Check each line below for the word "script", and copy those that have it.

[Entries taken from a collection]
- - - - - - -
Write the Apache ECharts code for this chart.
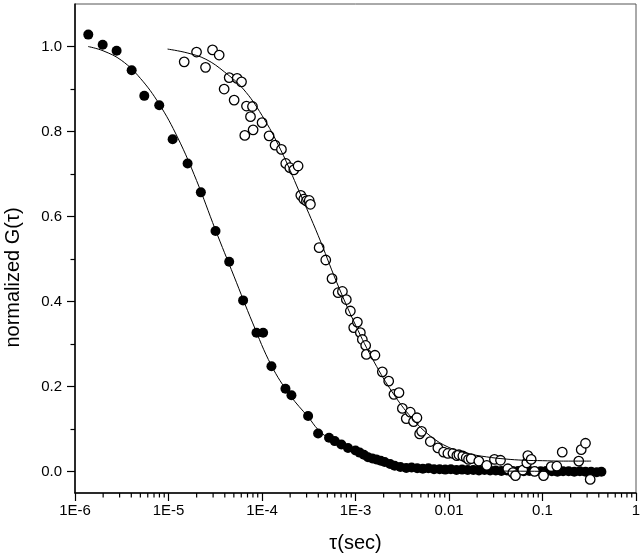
<!DOCTYPE html>
<html>
<head>
<meta charset="utf-8">
<script src="https://cdn.jsdelivr.net/npm/echarts@6/dist/echarts.min.js"></script>
<style>html,body{margin:0;padding:0;background:#fff}#c{width:640px;height:559px}</style>
</head>
<body>
<div id="c"></div>
<script>
// ---- data (tau in seconds, normalized G) ----
const filledTau = [1.387e-6,1.977e-6,2.786e-6,4.036e-6,5.508e-6,7.96e-6,1.107e-5,1.600e-5,2.218e-5,3.184e-5,4.457e-5,6.281e-5,8.73e-5,1.028e-4,1.262e-4,1.782e-4,2.065e-4,3.112e-4,3.981e-4,5.212e-4,5.998e-4,7.063e-4,8.318e-4,1.0e-3,1.109e-3,1.230e-3,1.361e-3,1.514e-3,1.671e-3,1.862e-3,2.051e-3,2.344e-3,2.624e-3,3.020e-3,3.491e-3,3.981e-3,4.571e-3,5.248e-3,6.026e-3,6.918e-3,7.943e-3,9.120e-3,1.047e-2,1.202e-2,1.380e-2,1.585e-2,1.820e-2,2.089e-2,2.399e-2,2.754e-2,3.162e-2,3.631e-2,4.169e-2,4.786e-2,5.495e-2,6.310e-2,7.244e-2,8.318e-2,9.550e-2,0.1096,0.1259,0.1445,0.1660,0.1905,0.2188,0.2512,0.2884,0.3311,0.3802,0.4266];
const filledG = [1.028,1.004,0.990,0.944,0.884,0.862,0.782,0.725,0.657,0.566,0.494,0.403,0.327,0.327,0.248,0.195,0.180,0.131,0.090,0.080,0.072,0.064,0.056,0.050,0.045,0.040,0.034,0.031,0.029,0.026,0.023,0.018,0.014,0.011,0.009,0.010,0.008,0.007,0.008,0.006,0.006,0.005,0.006,0.004,0.005,0.004,0.004,0.003,0.004,0.003,0.003,0.002,0.003,0.002,0.002,0.001,0.002,0.001,0.001,0.002,0.001,0.000,0.001,0.001,0.000,0.001,0.000,0.000,-0.001,0.000];

const openTau = [1.472e-5,1.995e-5,2.489e-5,2.958e-5,3.483e-5,3.936e-5,4.457e-5,5.035e-5,5.420e-5,6.039e-5,6.546e-5,6.823e-5,7.534e-5,7.907e-5,8.035e-5,1.002e-4,1.191e-4,1.380e-4,1.614e-4,1.795e-4,1.982e-4,2.188e-4,2.432e-4,2.600e-4,2.799e-4,2.985e-4,3.199e-4,3.296e-4,4.083e-4,4.808e-4,5.610e-4,6.516e-4,7.244e-4,7.980e-4,8.810e-4,9.572e-4,1.047e-3,1.127e-3,1.183e-3,1.285e-3,1.306e-3,1.614e-3,1.936e-3,2.265e-3,2.576e-3,2.917e-3,3.170e-3,3.491e-3,3.855e-3,4.178e-3,4.539e-3,4.853e-3,5.093e-3,6.310e-3,7.603e-3,8.750e-3,9.727e-3,1.102e-2,1.213e-2,1.276e-2,1.406e-2,1.528e-2,1.618e-2,1.726e-2,2.084e-2,2.535e-2,3.062e-2,3.556e-2,4.256e-2,4.819e-2,5.140e-2,6.152e-2,6.792e-2,6.966e-2,7.568e-2,8.222e-2,0.1026,0.1239,0.1422,0.1626,0.2443,0.2594,0.2884,0.3236];
const openG = [0.964,0.987,0.951,0.992,0.980,0.900,0.927,0.874,0.925,0.917,0.791,0.860,0.835,0.859,0.804,0.821,0.790,0.768,0.758,0.725,0.715,0.710,0.719,0.650,0.641,0.637,0.638,0.629,0.527,0.498,0.454,0.421,0.424,0.405,0.378,0.339,0.352,0.327,0.311,0.297,0.276,0.274,0.235,0.213,0.182,0.186,0.149,0.125,0.140,0.118,0.127,0.089,0.095,0.071,0.056,0.046,0.043,0.043,0.038,0.040,0.037,0.033,0.029,0.031,0.025,0.015,0.029,0.027,0.007,-0.002,-0.009,0.004,0.021,0.038,0.029,0.001,-0.009,0.012,0.013,0.046,0.025,0.052,0.067,-0.018];

const filledFitTau = [1.380e-6,1.995e-6,3.162e-6,5.012e-6,7.943e-6,1.259e-5,1.995e-5,3.162e-5,5.012e-5,7.943e-5,1.259e-4,1.995e-4,3.162e-4,3.981e-4,5.012e-4,7.943e-4,1.259e-3,1.995e-3,3.162e-3,5.012e-3,1.0e-2,2.512e-2,0.1,0.4365];
const filledFitG = [1.000,0.990,0.967,0.925,0.865,0.785,0.685,0.570,0.460,0.350,0.250,0.180,0.127,0.099,0.081,0.060,0.040,0.025,0.013,0.008,0.004,0.002,0.001,0.000];

const openFitTau = [9.772e-6,1.585e-5,2.512e-5,3.981e-5,6.310e-5,1.0e-4,1.585e-4,2.512e-4,3.981e-4,6.310e-4,1.0e-3,1.585e-3,2.512e-3,3.981e-3,6.310e-3,1.0e-2,1.585e-2,2.512e-2,3.981e-2,6.310e-2,0.1,0.1585,0.3311];
const openFitG = [0.994,0.985,0.970,0.940,0.900,0.838,0.757,0.658,0.556,0.445,0.345,0.258,0.185,0.127,0.084,0.057,0.043,0.035,0.030,0.027,0.026,0.025,0.025];

const xTickLabels = ['1E-6','1E-5','1E-4','1E-3','0.01','0.1','1'];
const xMinorTicks = [];
[1e-6,1e-5,1e-4,1e-3,1e-2,1e-1].forEach(function(d){ [2,3,4,5,6,7,8,9].forEach(function(m){ xMinorTicks.push(+(m*d).toPrecision(3)); }); });
const yTicks = [0.0,0.2,0.4,0.6,0.8,1.0];
const yMin = -0.05, yMax = 1.1;

// ---- chart ----
const chart = echarts.init(document.getElementById('c'), null, {renderer:'canvas'});
const FONT = '"Liberation Sans", Arial, sans-serif';
const zip = (a,b) => a.map((v,i)=>[v,b[i]]);

chart.setOption({
  animation:false,
  backgroundColor:'#fff',
  grid:{left:75,right:4,top:4,bottom:66,show:true,borderColor:'#555',borderWidth:1,containLabel:false,outerBoundsMode:'none'},
  xAxis:{
    type:'log', logBase:10, min:1e-6, max:1,
    name:'τ(sec)', nameLocation:'middle', nameGap:40,
    nameTextStyle:{fontFamily:FONT,fontSize:20,color:'#000'},
    axisLine:{show:true,onZero:false,lineStyle:{color:'#000',width:1.5}},
    axisTick:{show:true,inside:false,length:8,lineStyle:{color:'#000',width:1.2}},
    minorTick:{show:false},
    splitLine:{show:false},
    axisLabel:{fontFamily:FONT,fontSize:15,color:'#000',margin:10,
      formatter:function(v){ return xTickLabels[Math.round(Math.log10(v))+6]; }}
  },
  yAxis:{
    type:'value', min:yMin, max:yMax,
    name:'normalized G(τ)', nameLocation:'middle', nameGap:52,
    nameTextStyle:{fontFamily:FONT,fontSize:20,color:'#000',padding:[0,58,0,0]},
    axisLine:{show:true,onZero:false,lineStyle:{color:'#000',width:1.5}},
    axisTick:{show:true,inside:false,length:8,customValues:yTicks,lineStyle:{color:'#000',width:1.2}},
    minorTick:{show:true,splitNumber:2,length:4.5,lineStyle:{color:'#000',width:1.2}},
    splitLine:{show:false},
    axisLabel:{fontFamily:FONT,fontSize:15,color:'#000',margin:13,customValues:yTicks,
      formatter:function(v){ return v.toFixed(1); }}
  },
  series:[
    {type:'scatter', name:'filled', data:zip(filledTau,filledG), symbol:'circle', symbolSize:10,
      itemStyle:{color:'#000',opacity:1}, z:3},
    {type:'scatter', name:'open', data:zip(openTau,openG), symbol:'circle', symbolSize:9.5,
      itemStyle:{color:'#fff',borderColor:'#000',borderWidth:1.3,opacity:1}, z:4},
    {type:'line', name:'fitFilled', data:zip(filledFitTau,filledFitG), showSymbol:false, smooth:0.4,
      lineStyle:{color:'#000',width:1}, z:5},
    {type:'line', name:'fitOpen', data:zip(openFitTau,openFitG), showSymbol:false, smooth:0.4,
      lineStyle:{color:'#000',width:1}, z:5},
    {type:'custom', name:'xMinor', data:xMinorTicks.map(v=>[v,yMin]), clip:false, silent:true, z:6,
      encode:{x:0,y:1},
      renderItem:function(params, api){
        const p = api.coord([api.value(0), api.value(1)]);
        return {type:'line', shape:{x1:p[0],y1:p[1],x2:p[0],y2:p[1]+4.5}, style:{stroke:'#000',lineWidth:1.2}};
      }}
  ]
});
</script>
</body>
</html>
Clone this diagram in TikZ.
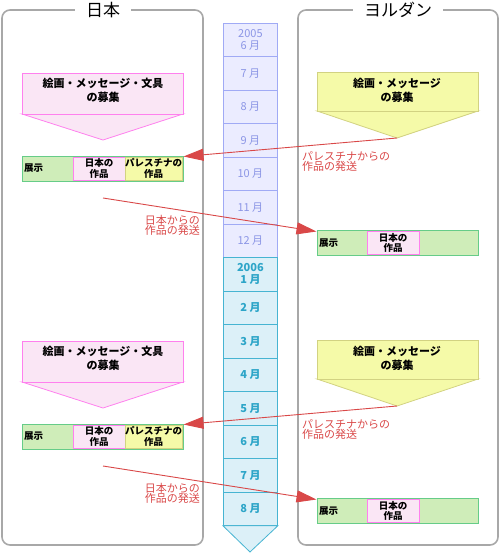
\documentclass[tikz,border=0pt]{standalone}
\usepackage{fontspec}
\setmainfont{Noto Sans CJK JP}
\usetikzlibrary{arrows.meta,calc}
\definecolor{panelgray}{HTML}{A8A8A8}
\definecolor{cellAline}{HTML}{A0AAF5}
\definecolor{cellAfill}{HTML}{EBECFF}
\definecolor{cellAtext}{HTML}{8C96E6}
\definecolor{cellBline}{HTML}{46B4D2}
\definecolor{cellBfill}{HTML}{DCF0F8}
\definecolor{cellBtext}{HTML}{2DA5C8}
\definecolor{pinkline}{HTML}{FF80EE}
\definecolor{pinkfill}{HTML}{FAE6F5}
\definecolor{yellowline}{HTML}{D2D282}
\definecolor{yellowfill}{HTML}{F5FAA8}
\definecolor{greenline}{HTML}{66CC88}
\definecolor{greenfill}{HTML}{CFEDB9}
\definecolor{sendred}{HTML}{D94848}
\begin{document}
\begin{tikzpicture}[x=1pt,y=-1pt,
  panel/.style={draw=panelgray, line width=1.6pt, rounded corners=8pt},
  paneltitle/.style={fill=white, inner xsep=11pt, inner ysep=2pt, font=\fontsize{17}{17}\selectfont},
  cellA/.style={draw=cellAline, fill=cellAfill, text=cellAtext, minimum width=54pt, minimum height=33.43pt, anchor=north west, align=center, inner sep=0pt, font=\fontsize{11}{11.5}\selectfont, line width=0.8pt},
  cellB/.style={draw=cellBline, fill=cellBfill, text=cellBtext, minimum width=54pt, minimum height=33.5pt, anchor=north west, align=center, inner sep=0pt, font=\bfseries\fontsize{11}{11.5}\selectfont, line width=0.8pt},
  cellBshape/.style={draw=cellBline, fill=cellBfill, line width=0.8pt},
  pinkshape/.style={draw=pinkline, fill=pinkfill, line width=0.8pt},
  yellowshape/.style={draw=yellowline, fill=yellowfill, line width=0.8pt},
  calltext/.style={font=\bfseries\fontsize{11}{14}\selectfont, align=center, inner sep=0pt},
  exbox/.style={draw=greenline, fill=greenfill, line width=1pt, minimum width=161pt, minimum height=25pt, inner sep=0pt},
  exlabel/.style={anchor=west, font=\bfseries\fontsize{9.5}{10}\selectfont, inner sep=0pt},
  inpink/.style={draw=pinkline, fill=pinkfill, line width=0.7pt, minimum width=52pt, minimum height=23pt, inner sep=0pt, align=center, font=\bfseries\fontsize{9.5}{10.5}\selectfont},
  inyellow/.style={draw=yellowline, fill=yellowfill, line width=0.7pt, minimum width=53pt, minimum height=23pt, inner sep=0pt, align=center, font=\bfseries\fontsize{9.5}{10.5}\selectfont},
  sendline/.style={draw=sendred, line width=0.9pt, -{Triangle[length=20pt,width=12pt]}},
  sendlabel/.style={text=sendred, font=\fontsize{11}{10.5}\selectfont, inner sep=0pt},
]
\useasboundingbox (0,0) rectangle (500,554);
% panels
\draw[panel] (2,10) rectangle (203,545);
\node[paneltitle] (jptitle) at (103,10) {日本};
\draw[panel] (298,10) rectangle (498,545);
\node[paneltitle] (jotitle) at (398,10) {ヨルダン};
% timeline
\node[cellA] (c1) at (223,23) {2005\\6 月};
\foreach \k in {2,...,7} {
  \pgfmathtruncatemacro\m{\k+5}
  \node[cellA] (c\k) at (223,{23+(\k-1)*33.43}) {\m\ 月};
}
\node[cellB] (d1) at (223,257) {2006\\1 月};
\foreach \m in {2,...,8} {
  \node[cellB] (d\m) at (223,{257+(\m-1)*33.5}) {\m\ 月};
}
\coordinate (tlend) at (250,552);
\draw[cellBshape] (d8.south west) -- (d8.south east) -- (tlend) -- cycle;
% two yearly rounds
\foreach \s/\o in {1/0,2/268} {
\begin{scope}[shift={(0,\o)}]
  % Japan call
  \coordinate (jptip\s) at (103,140);
  \draw[pinkshape] (22,114) -- (183,114) -- (jptip\s) -- cycle;
  \draw[pinkshape] (22,73) rectangle (183,114);
  \node[calltext] (jpcall\s) at (103,90) {絵画・メッセージ・文具\\の募集};
  % Jordan call
  \coordinate (jotip\s) at (397,138);
  \draw[yellowshape] (317,111) -- (478,111) -- (jotip\s) -- cycle;
  \draw[yellowshape] (317,72) rectangle (478,111);
  \node[calltext] (jocall\s) at (397,90) {絵画・メッセージ\\の募集};
  % Japan exhibition
  \node[exbox] (jpex\s) at (102.5,168.5) {};
  \node[exlabel] (jpexl\s) at (24,168.5) {展示};
  \node[inpink] (jpexa\s) at (99,168.5) {日本の\\作品};
  \node[inyellow] (jpexb\s) at (153.5,168.5) {パレスチナの\\作品};
  % Jordan exhibition
  \node[exbox] (joex\s) at (397.5,243) {};
  \node[exlabel] (joexl\s) at (319,243) {展示};
  \node[inpink] (joexa\s) at (393,243) {日本の\\作品};
  % shipments
  \draw[sendline] (jotip\s) -- ($(jpex\s.north east)+(0,1)$);
  \node[sendlabel, anchor=north west, align=left] (jolab\s) at (302,151) {パレスチナからの\\作品の発送};
  \coordinate (jpstart\s) at (103,198);
  \draw[sendline] (jpstart\s) -- ($(joex\s.north west)+(0,1.5)$);
  \node[sendlabel, anchor=north east, align=right] (jplab\s) at (200,215) {日本からの\\作品の発送};
\end{scope}
}
\end{tikzpicture}
\end{document}
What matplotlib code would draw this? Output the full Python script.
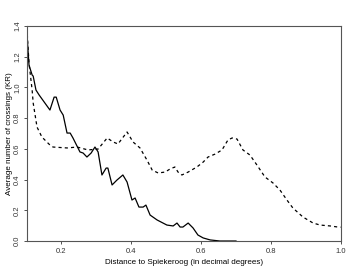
- - - - - - -
> _SOLUTION TO THIS EXERCISE_
<script src="https://cdn.jsdelivr.net/npm/echarts@6/dist/echarts.min.js"></script>
<script>
</script>
What matplotlib code would draw this? Output the full Python script.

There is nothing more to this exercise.